I thanked him for his feedback, and from that point, I stopped bringing up the idea of always talking in the language of the gospel.
After that I began to entertain the idea that maybe secular talk was a foundational talking manner for all humans. Maybe we can’t not speak that way. Maybe we are all born to speak that way most all the time, no matter from which culture or century we originate.
For example, when I have communicated with Bedouins ( desert tribes of the Middle East), we talk to each other and understand each other ( plus interpreters if needed) in the same way as when I’ve talked to Chinese workers in Central China. We are able to understand one another at a basic level of everyday discourse, that discourse being secular discourse.
From these experiences, I started believing that our brains are structured in such a way that “secular speak” is what the brain is built to speak. Linguist Noam Chomsky calls it Universal Grammar. He points out that at age two, children have an innate ability to construct simple sentences in the same way. They instinctively know the construction of a subject, verb and object arrangement, e. g., “I want candy”. Later they LEARN adjectives, adverbs e. g., ” I want red (adjective) candy now (adverb)”. In other words, basic sentence structure is innate. After that, additional vocabulary is learned.
People in specialized professions have more vocabulary, but use the same language structure that the rest of us use. In other words, secular speak or Universal Grammar is the language of all humans, thus it is much older and fundamental to our existence than the additional vocabulary we learn according to the particular culture and circumstances in which we are either raised or trained.
If we were able to go back two hundred thousand years ago and meet the first homo sapiens, we probably would be able to understand one another, based on our common inborn ability to construct a sentence.
We are a species which probably cannot survive without our ability to understand one another. I follow Darwin in thinking this way. Everything about us has been honed and adjusted in order to survive the conditions of our planet’s environment. We may have additional vocabulary that we think differentiates us, but specialized vocabulary is easily stripped away when the need exists to communicate one to the other for survival’s sake.

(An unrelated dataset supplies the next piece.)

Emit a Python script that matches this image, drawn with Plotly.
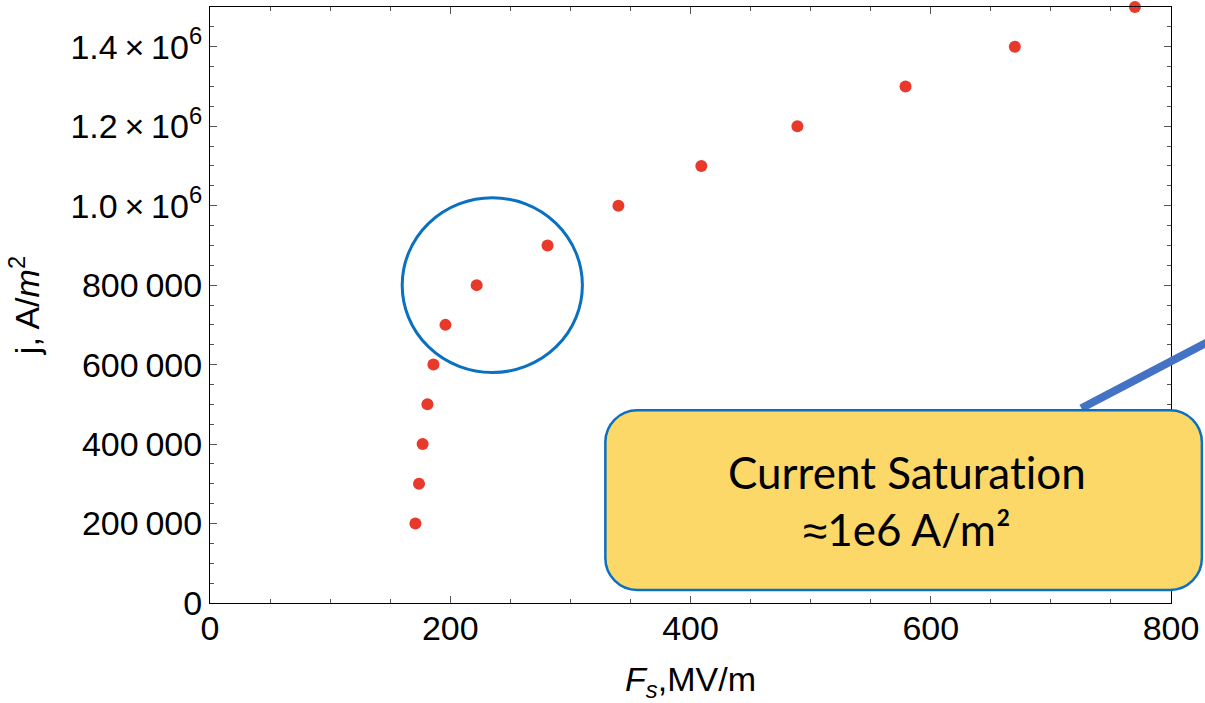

Now the question is: will we be able, if the time ever comes, to strip away marginal vocabularies that we think makes us distinct from everyone else, and instead draw upon our fundamental ability to speak in a common way, and consider that the great achievement of our lives?
Before you answer that question, I want to clear up one misconception about the term SECULAR. Secular does not mean the absence of religion, as I thought, when I was a mission president and a missionary. Secular is a neutral zone, free of all specialization, even in a religious context. Secular is how we transact the affairs of mankind without reference to one another’s particular biases.
To me, In the end, we are all secularists, especially when it comes to using the common universal language that promotes the common bonds of peace and survival.